**** Information shown
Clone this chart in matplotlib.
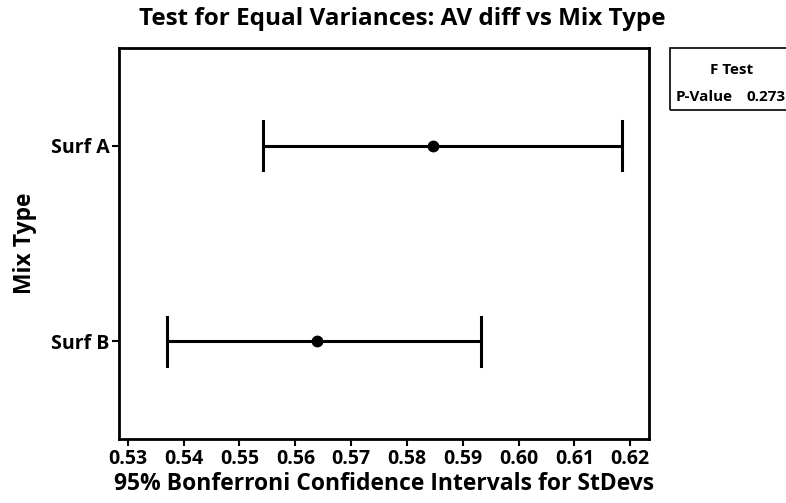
import matplotlib
matplotlib.use("Agg")
import matplotlib.pyplot as plt
from matplotlib.patches import Rectangle

plt.rcParams['font.family'] = ['Open Sans', 'DejaVu Sans']
plt.rcParams['font.weight'] = 'bold'

# data
groups = ['Surf B', 'Surf A']
lower = [0.5370, 0.5542]
stdev = [0.5639, 0.5847]
upper = [0.5933, 0.6185]
xticks = [0.53, 0.54, 0.55, 0.56, 0.57, 0.58, 0.59, 0.60, 0.61, 0.62]
p_value = 0.273

fig = plt.figure(figsize=(7.86, 5.03), dpi=100)
ax = fig.add_axes([0.152, 0.127, 0.674, 0.778])

for i, g in enumerate(groups):
    ax.plot([lower[i], upper[i]], [i, i], color='black', lw=2.2, solid_capstyle='butt')
    ax.plot([lower[i], lower[i]], [i - 0.125, i + 0.125], color='black', lw=2.2)
    ax.plot([upper[i], upper[i]], [i - 0.125, i + 0.125], color='black', lw=2.2)
    ax.plot(stdev[i], i, 'o', color='black', ms=7.5)

ax.set_xlim(0.5285, 0.6234)
ax.set_ylim(-0.5, 1.5)
ax.set_xticks(xticks)
ax.set_xticklabels([f'{t:.2f}' for t in xticks])
ax.set_yticks(range(len(groups)))
ax.set_yticklabels(groups)
ax.tick_params(labelsize=14, width=1.5, length=5, pad=2)
for s in ax.spines.values():
    s.set_linewidth(2)

ax.set_xlabel('95% Bonferroni Confidence Intervals for StDevs', fontsize=16.5, fontweight='bold', labelpad=2)
ax.set_ylabel('Mix Type', fontsize=16.5, fontweight='bold', labelpad=10)
fig.text(0.512, 1 - 19 / 503, 'Test for Equal Variances: AV diff vs Mix Type', ha='center', va='center',
         fontsize=17.5, fontweight='bold')

# F test box
fig.patches.append(Rectangle((670 / 786, 1 - 110 / 503), 0.2, 62 / 503, transform=fig.transFigure,
                             fill=False, edgecolor='black', lw=1.2))
fig.text(732 / 786, 1 - 70 / 503, 'F Test', ha='center', va='center', fontsize=11, fontweight='bold')
fig.text(676 / 786, 1 - 97 / 503, 'P-Value', ha='left', va='center', fontsize=11, fontweight='bold')
fig.text(786 / 786, 1 - 97 / 503, f'{p_value:.3f}', ha='right', va='center', fontsize=11, fontweight='bold')

fig.savefig('out.png', dpi=100)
********
> _Problem to work on_: Extract, word for word, each line from the top of the data down to and including the line with "plt.rcParams['font.weight'] = 'bold'"; skip the pictures.

> _In response_:
Clone this chart in matplotlib.
import matplotlib
matplotlib.use("Agg")
import matplotlib.pyplot as plt
from matplotlib.patches import Rectangle

plt.rcParams['font.family'] = ['Open Sans', 'DejaVu Sans']
plt.rcParams['font.weight'] = 'bold'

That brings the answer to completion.